Question

After 2 hours the amount of a certain radioactive substance reduces to \[\dfrac{1}{6}th\]of the original amount (the decay process follows first-order kinetics). The half-life of the radioactive substance is:
(a) 15min
(b) 30min
(c) 45min
(d) 60min

Answer 1

Hint: Radioactive decay depends on the initial concentration of the radioactive substance. Half-life of the reaction depends on the decay constant.

Complete answer:
Radioactive decay is the disintegration of an unstable atomic nucleus into smaller nuclei of atoms. It is a process where an unstable atom loses energy by radiation. The common types of radioactive decay are alpha decay, beta decay and gamma decay. All of these decays involve emitting one or more particles or photons. The rate of radioactive decay is directly proportional to the concentration (N) of the radioactive substance. It can be expressed as
\[ \dfrac{dN}{dt}=\lambda N\],here \[\lambda \]is the decay constant and \[\dfrac{dN}{dt}\]is the rate.
We know that radioactive decay is the first order reaction.
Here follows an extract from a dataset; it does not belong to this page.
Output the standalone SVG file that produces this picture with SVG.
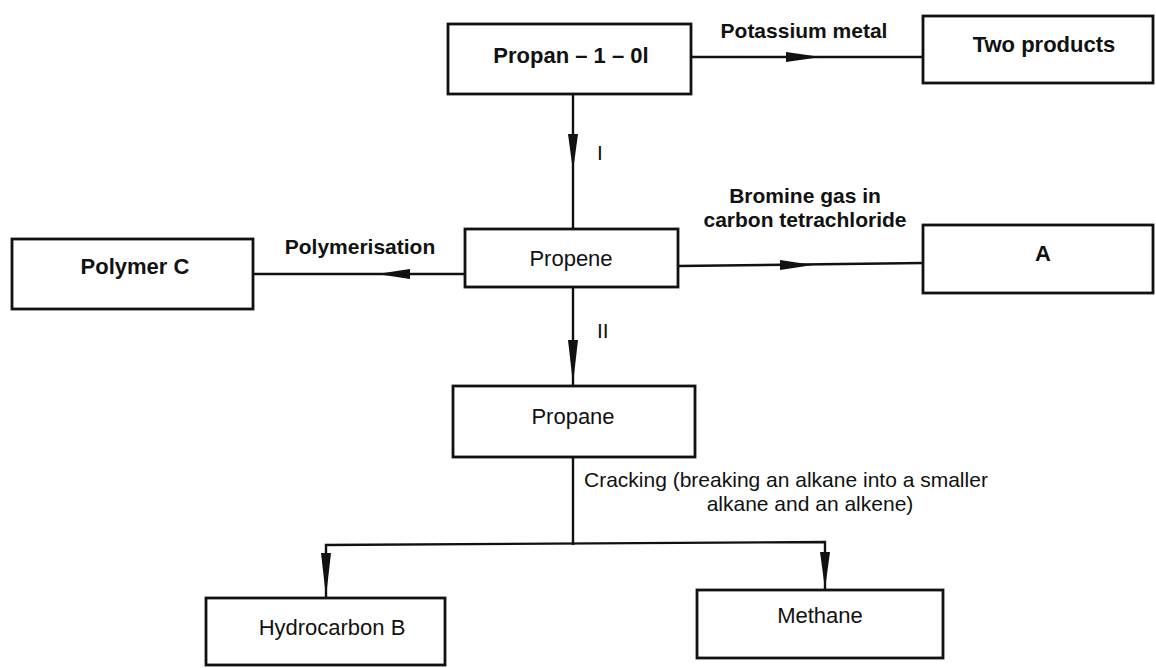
<svg xmlns="http://www.w3.org/2000/svg" width="1156" height="668" viewBox="0 0 1156 668">
<style>
.box{fill:#fff;stroke:#111;stroke-width:2.8}
.ln{fill:none;stroke:#111;stroke-width:2.4}
.hd{fill:#111;stroke:none}
text{font-family:"Liberation Sans",Arial,sans-serif;fill:#111}
.t{font-size:22px;text-anchor:middle}
.b{font-weight:bold}
.lb{font-size:21px}
</style>
<rect width="1156" height="668" fill="#fff"/>
<g id="connectors">
<line class="ln" x1="691" y1="57" x2="923" y2="57"/>
<polygon class="hd" points="786,52 786,62 821,57"/>
<line class="ln" x1="573" y1="94" x2="573" y2="229"/>
<polygon class="hd" points="568,134 578,134 573,171"/>
<line class="ln" x1="465" y1="274" x2="253" y2="274"/>
<polygon class="hd" points="410,269 410,279 377,274"/>
<line class="ln" x1="678" y1="266" x2="923" y2="263"/>
<polygon class="hd" points="780,260 780,270 813,265"/>
<line class="ln" x1="573" y1="287" x2="573" y2="386"/>
<polygon class="hd" points="568,340 578,340 573,384"/>
<line class="ln" x1="573" y1="457" x2="573" y2="545"/>
<polyline class="ln" points="326,598 326,545 825,542 825,590"/>
<polygon class="hd" points="321,553 331,553 326,597"/>
<polygon class="hd" points="820,552 830,552 825,589"/>
<text class="lb b" x="804" y="38" text-anchor="middle">Potassium metal</text>
<text class="lb" x="597" y="160">I</text>
<text class="lb b" x="360" y="254" text-anchor="middle">Polymerisation</text>
<text class="lb b" x="805" y="203" text-anchor="middle">Bromine gas in</text>
<text class="lb b" x="805" y="227" text-anchor="middle">carbon tetrachloride</text>
<text class="lb" x="597" y="338">II</text>
<text class="lb" x="584" y="487">Cracking (breaking an alkane into a smaller</text>
<text class="lb" x="810" y="511" text-anchor="middle">alkane and an alkene)</text>
</g>
<g id="propanol"><rect class="box" x="448" y="24" width="243" height="70"/><text class="t b" x="571" y="63">Propan – 1 – 0l</text></g>
<g id="two-products"><rect class="box" x="923" y="16" width="230" height="67"/><text class="t b" x="1044" y="52">Two products</text></g>
<g id="propene"><rect class="box" x="465" y="229" width="213" height="58"/><text class="t" x="571" y="266">Propene</text></g>
<g id="polymer-c"><rect class="box" x="12" y="239" width="241" height="70"/><text class="t b" x="135" y="274">Polymer C</text></g>
<g id="a"><rect class="box" x="923" y="225" width="230" height="68"/><text class="t b" x="1043" y="261">A</text></g>
<g id="propane"><rect class="box" x="453" y="386" width="242" height="71"/><text class="t" x="573" y="424">Propane</text></g>
<g id="hydrocarbon-b"><rect class="box" x="206" y="598" width="239" height="67"/><text class="t" x="332" y="635">Hydrocarbon B</text></g>
<g id="methane"><rect class="box" x="697" y="590" width="246" height="68"/><text class="t" x="820" y="623">Methane</text></g>
</svg>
So, its equation is as follows
\[k=\dfrac{2.303}{t}\log \dfrac{a}{a-x}\]
Here, k is the rate constant and in this case it is also decay constant \[\lambda \]. The initial concentration of the substance is a or \[{{N}_{0}}\] and after \[\dfrac{1}{6}th\] of the original amount, the concentration becomes N. So, we can write the equation in terms of radioactive decay constant. \[\lambda =\dfrac{2.303}{t}\log \dfrac{{{N}_{0}}}{N}\]
Here t is 2 hours=(2x60)min as given in the question and N= \[N=\dfrac{{{N}_{0}}}{6}\]
Let us substitute these values in above equation
\[\lambda =\dfrac{2.303}{2\times 60}\log \dfrac{{{N}_{0}}}{\dfrac{{{N}_{0}}}{6}}=\dfrac{2.303}{120\min }\log 6\]
\[\lambda =0.0149{{\min }^{-1}}\]
Now, half life of a first order reaction is given as the equation
\[{{t}_{\dfrac{1}{2}}}=\dfrac{0.693}{k}\]
For a radioactive decay, the half life of the decay is the time taken for half of the radioactive substance to decay and given as the equation
\[{{t}_{\dfrac{1}{2}}}=\dfrac{0.693}{\lambda }\]
Now substitute the value of decay constant we calculated.
\[{{t}_{\dfrac{1}{2}}}=\dfrac{0.693}{0.0149}\]
\[=46.4\min \simeq 45\min \]
Hence, the half life of the decay process or the radioactive decay of the radioactive substance is 45min.

The correct answer to the question is option (c).

Note: While substituting the value of N, we should know that the amount of the radioactive substance after 2 hours becomes \[\dfrac{1}{6}th\]of the initial amount. N here is not equal to \[\dfrac{1}{6}\].